Autos have predominately been made of steel the past century. However, Obama’s administration has imposed significant benchmarks for auto makers. The average fuel economy must improve from the current 27.5 mpg to 37.8 mpg by 2016, with the larger goal of 54.5 miles per gallon by the year 2025. To achieve this standard, fuel economy for cars would have to increase by approximately five percent every year.
As part of the initiative, manufacturers are looking to cut weight by substituting more plastics, aluminum, and magnesium. Once only found in high-end race cars, manufacturers are looking to improve mpg by cutting the excess pounds wherever possible.
Currently there are few vehicles available with the fusion of lightweight materials. The Ford Explorer, for example currently has a magnesium tailgate. The new Chevrolet Corvette has an aluminum underbody and hood and roof made of carbon-fiber composite.

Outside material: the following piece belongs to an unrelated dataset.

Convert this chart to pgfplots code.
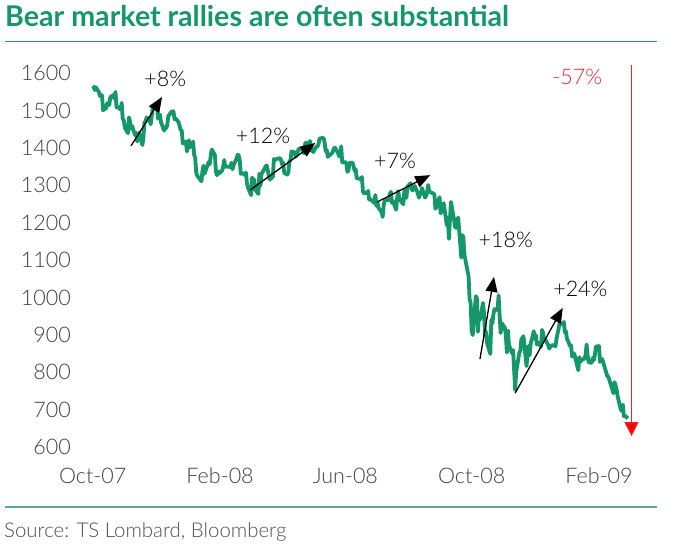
\documentclass[border=0pt]{standalone}
\usepackage{fontspec}
\setmainfont{Lato}[UprightFont={* Light}, BoldFont={* Bold}]
\usepackage{pgfplots}
\pgfplotsset{compat=1.18}
\usepackage{pgfplotstable}
\usetikzlibrary{arrows.meta}
\definecolor{tsgreen}{RGB}{20,152,106}
\definecolor{rulegreen}{RGB}{30,150,110}
\definecolor{ruleteal}{RGB}{95,168,152}
\definecolor{ticktext}{RGB}{64,64,64}
\definecolor{srctext}{RGB}{80,80,80}
\definecolor{annred}{RGB}{232,40,40}

% day index from 9 Oct 2007, S&P 500 close
\pgfplotstableread{
d v
0 1565.15
1 1562.47
2 1554.41
3 1561.80
6 1548.71
7 1538.53
8 1541.24
9 1540.08
10 1500.63
13 1506.33
14 1519.59
15 1515.88
16 1514.40
17 1535.28
20 1540.98
21 1531.02
22 1549.38
23 1508.44
24 1509.65
27 1502.17
28 1520.27
29 1475.62
30 1474.77
31 1453.70
34 1439.18
35 1481.05
36 1470.58
37 1451.15
38 1458.74
41 1433.27
42 1439.70
43 1416.77
45 1440.70
48 1407.22
49 1428.23
50 1469.02
51 1469.72
52 1481.14
55 1472.42
56 1462.79
57 1485.01
58 1507.34
59 1504.66
62 1515.96
63 1477.65
64 1486.59
65 1488.41
66 1467.95
69 1445.90
70 1454.98
71 1453.00
72 1460.12
73 1484.46
76 1496.45
78 1497.66
79 1476.27
80 1478.49
83 1468.36
85 1447.16
86 1447.16
87 1411.63
90 1416.18
91 1390.19
92 1409.13
93 1420.33
94 1401.02
97 1416.25
98 1380.95
99 1373.20
100 1333.25
101 1325.19
105 1310.50
106 1338.60
107 1352.07
108 1330.61
111 1353.96
112 1362.30
113 1355.81
114 1378.55
115 1395.42
118 1380.82
119 1336.64
120 1326.45
121 1336.91
122 1331.29
125 1339.13
126 1348.86
127 1367.21
128 1348.86
129 1349.99
133 1348.78
134 1360.03
135 1342.53
136 1353.11
139 1371.80
140 1381.29
141 1380.02
142 1367.68
143 1330.63
146 1331.34
147 1326.75
148 1333.70
149 1304.34
150 1293.37
153 1273.37
154 1320.65
155 1308.77
156 1315.48
157 1288.14
160 1276.60
161 1330.74
162 1298.42
163 1329.51
167 1349.88
168 1352.99
169 1341.13
170 1325.76
171 1315.22
174 1322.70
175 1370.18
176 1367.53
177 1369.31
178 1370.40
181 1372.54
182 1365.54
183 1354.49
184 1360.55
185 1332.83
188 1328.32
189 1334.43
190 1364.71
191 1365.56
192 1390.33
195 1388.17
196 1375.94
197 1379.93
198 1388.82
199 1397.84
202 1396.37
203 1390.94
204 1385.59
205 1409.34
206 1413.90
209 1407.49
210 1418.26
211 1392.57
212 1397.68
213 1388.28
216 1403.58
217 1403.04
218 1408.66
219 1423.57
220 1425.35
223 1426.63
224 1413.40
225 1390.71
226 1394.35
227 1375.93
231 1385.35
232 1390.84
233 1398.26
234 1400.38
237 1385.67
238 1377.65
239 1377.20
240 1404.05
241 1360.68
244 1361.76
245 1358.44
246 1335.49
247 1339.87
248 1360.03
251 1360.14
252 1350.93
253 1337.81
254 1342.83
255 1317.93
258 1318.00
259 1314.29
260 1321.97
261 1283.15
262 1278.38
265 1280.00
266 1284.91
267 1261.52
268 1262.90
272 1252.31
273 1273.70
274 1244.69
275 1253.39
276 1239.49
279 1228.30
280 1214.91
281 1245.36
282 1260.32
283 1260.68
286 1260.00
287 1277.00
288 1282.19
289 1252.54
290 1257.76
293 1234.37
294 1263.20
295 1284.26
296 1267.38
297 1260.31
300 1249.01
301 1284.88
302 1289.19
303 1266.07
304 1296.32
307 1305.32
308 1289.59
309 1285.83
310 1292.93
311 1298.20
314 1278.60
315 1266.69
316 1274.54
317 1277.72
318 1292.20
321 1266.84
322 1271.51
323 1281.66
324 1300.68
325 1282.83
329 1277.58
330 1274.98
331 1236.83
332 1242.31
335 1267.79
336 1224.51
337 1232.04
338 1249.05
339 1251.70
342 1192.70
343 1213.60
344 1156.39
345 1206.51
346 1255.08
349 1207.09
350 1188.22
351 1185.87
352 1209.18
353 1213.27
356 1106.39
357 1166.36
358 1161.06
359 1114.28
360 1099.23
363 1056.89
364 996.23
365 984.94
366 909.92
367 899.22
370 1003.35
371 998.01
372 907.84
373 946.43
374 940.55
377 985.40
378 955.05
379 896.78
380 908.11
381 876.77
384 848.92
385 940.51
386 930.09
387 954.09
388 968.75
391 966.30
392 1005.75
393 952.77
394 904.88
395 930.99
398 919.21
399 898.95
400 852.30
401 911.29
402 873.29
405 850.75
406 859.12
407 806.58
408 752.44
409 800.03
412 851.81
413 857.39
414 887.68
416 896.24
419 816.21
420 848.81
421 870.74
422 845.22
423 876.07
426 909.70
427 888.67
428 899.24
429 873.59
430 879.73
433 868.57
434 913.18
435 904.42
436 885.28
437 887.88
440 871.63
441 863.16
442 868.15
444 872.80
447 869.42
448 890.64
449 903.25
451 931.80
454 927.45
455 934.70
456 906.65
457 909.73
458 890.35
461 870.26
462 871.79
463 842.62
464 843.74
465 850.12
469 805.22
470 840.24
471 827.50
472 831.95
475 836.57
476 845.71
477 874.09
478 845.14
479 825.88
482 825.44
483 838.51
484 832.23
485 845.85
486 868.60
489 869.89
490 827.16
491 833.74
492 835.19
493 826.84
497 789.17
498 788.42
499 778.94
500 770.05
503 743.33
504 773.14
505 764.90
506 752.83
507 735.09
510 700.82
511 696.33
512 712.87
513 682.55
514 683.38
517 676.53
}\spx

\begin{document}
\begin{tikzpicture}
\path[use as bounding box] (0,0) rectangle (680bp,553bp);
% title and rules
\node[anchor=base west, inner sep=0pt, text=tsgreen, font=\fontsize{28.6bp}{31bp}\selectfont\bfseries] at (5bp,526.3bp) {Bear market rallies are often substantial};
\draw[rulegreen, line width=1.5bp] (5bp,511.3bp) -- (657bp,511.3bp);
\draw[ruleteal, line width=1.5bp] (5bp,46bp) -- (657bp,46bp);
\node[anchor=base west, inner sep=0pt, text=srctext, font=\fontsize{20.4bp}{24bp}\selectfont] at (4bp,15.3bp) {Source: TS Lombard, Bloomberg};

\begin{axis}[
  at={(92.7bp,106bp)}, anchor=south west,
  scale only axis, width=535.3bp, height=374bp,
  xmin=0, xmax=517, ymin=600, ymax=1600,
  axis line style={draw=none},
  major tick style={draw=none}, minor tick num=0,
  xtick={0,123,244,366,489},
  xticklabels={Oct-07,Feb-08,Jun-08,Oct-08,Feb-09},
  ytick={600,700,...,1600},
  /pgf/number format/.cd, 1000 sep={}, assume math mode=true,
  /pgfplots/.cd,
  tick label style={text=ticktext, font=\fontsize{21.5bp}{24bp}\selectfont},
  yticklabel style={anchor=east, inner sep=0pt, xshift=-21.7bp},
  xticklabel style={anchor=base, inner sep=0pt, yshift=-37bp},
  clip=false,
]
\addplot[tsgreen, line width=3.8bp, line join=round, no markers] table[x=d, y=v] {\spx};

% rally arrows
\begin{scope}[black, line width=1.3bp, -{Triangle[length=15bp,width=12bp]}]
\draw (axis cs:37,1405) -- (axis cs:67,1536);
\draw (axis cs:152,1287) -- (axis cs:215,1413);
\draw (axis cs:274.6,1255) -- (axis cs:326,1327);
\draw (axis cs:374,835) -- (axis cs:387.6,1055);
\draw (axis cs:408,744) -- (axis cs:454,972);
\end{scope}
\draw[annred, line width=1.1bp, -{Triangle[length=14bp,width=14bp,fill=red]}] (axis cs:520.4,1621) -- (axis cs:520.4,629);

\begin{scope}[every node/.style={font=\fontsize{21.5bp}{24bp}\selectfont, inner sep=0pt}]
\node at (axis cs:70,1584) {+8\%};
\node at (axis cs:164.5,1432) {+12\%};
\node at (axis cs:292,1365) {+7\%};
\node at (axis cs:399,1153) {+18\%};
\node at (axis cs:471,1022) {+24\%};
\node[text=annred] at (axis cs:468,1589) {-57\%};
\end{scope}
\end{axis}
\end{tikzpicture}
\end{document}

Shaving weight is one strategy automakers are employing to reach the high fuel standards set by the government. Europe has set limits on carbon-dioxide emissions that impose similar fuel-economy targets. The new estimates would save American families $8,000 in fuel bills over the life of the vehicle. But while in the long run the costs could be beneficial, many of the new fuel-efficient, lightweight models would be too high for many families to afford to begin with.